Starting from 2021, Surface  Water Ocean Topography (SWOT) satellite altimetry mission will provide an unprecedented amount of Sea Surface Height (SSH) measurements. In addition to allowing for a higher spatial resolution, SWOT will deliver two-dimensional horizontal SSH data thanks to its wide swath capacities, which is a remarkable leap compared to conventional current altimeters.

With the aim of extracting a clean SSH signal from the SWOT measurements, several challenges are expected to be encountered. In this work, we focus on filtering the footprints of Internal Gravity Waves (IGWs), this is of high interest for physical oceanographers who seek to better understand mesoscale and submesoscale ocean physics.
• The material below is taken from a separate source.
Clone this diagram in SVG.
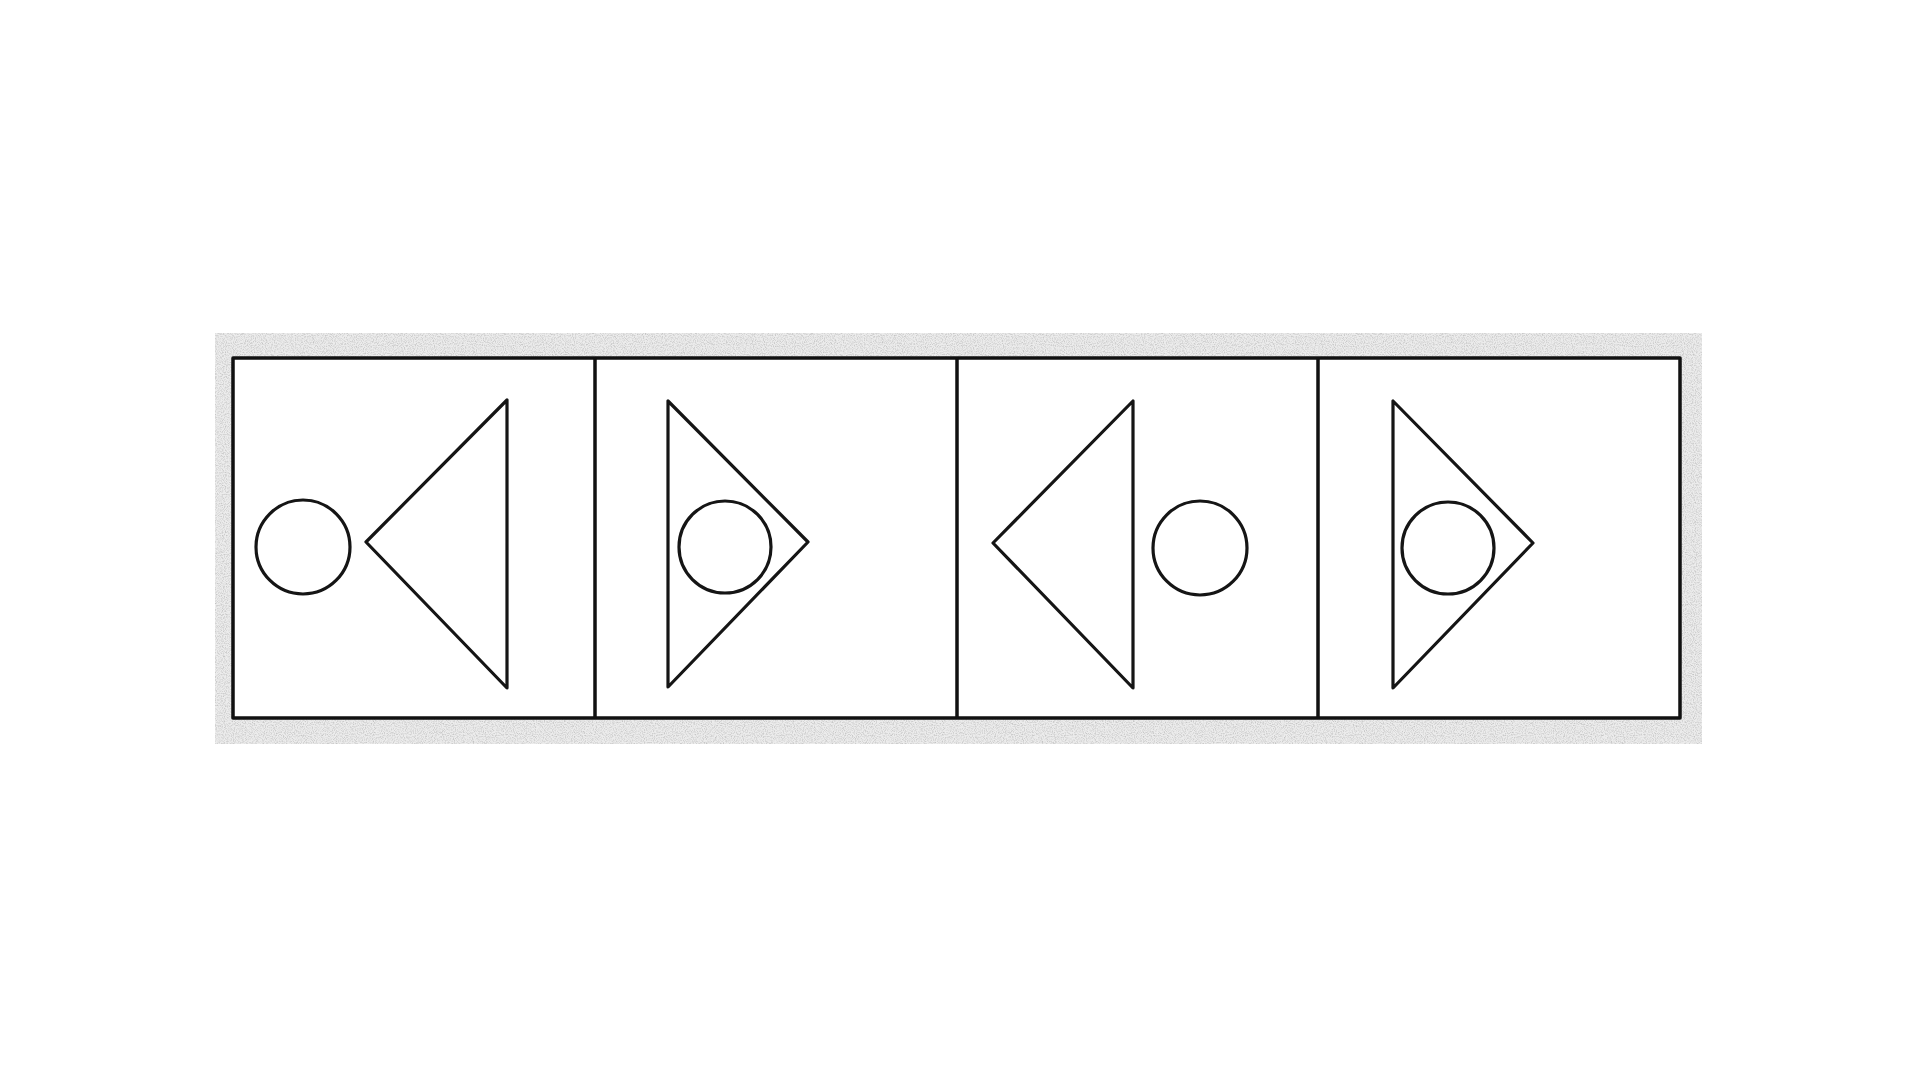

Thanks to recent developments in ocean numerical simulation, we can now have access to a considerable amount of simulation data with exceptional high spatial resolutions up to 1/60° and hourly temporal resolution. Here, we benefit from an advanced North Atlantic simulation of the ocean circulation (eNATL60) that models tidal motions, and design a supervised machine learning experiment that aims to test several techniques for filtering IGWs.

In particular, we show that deep convolutional neural networks are a relevant candidates for this task and presents promising results with regard to conventional linear filtering techniques. We also show how our method can be adapted to the context of the fast-sampling phase of SWOT, and can also take advantage from the presence of additional data such as Sea Surface Temperature.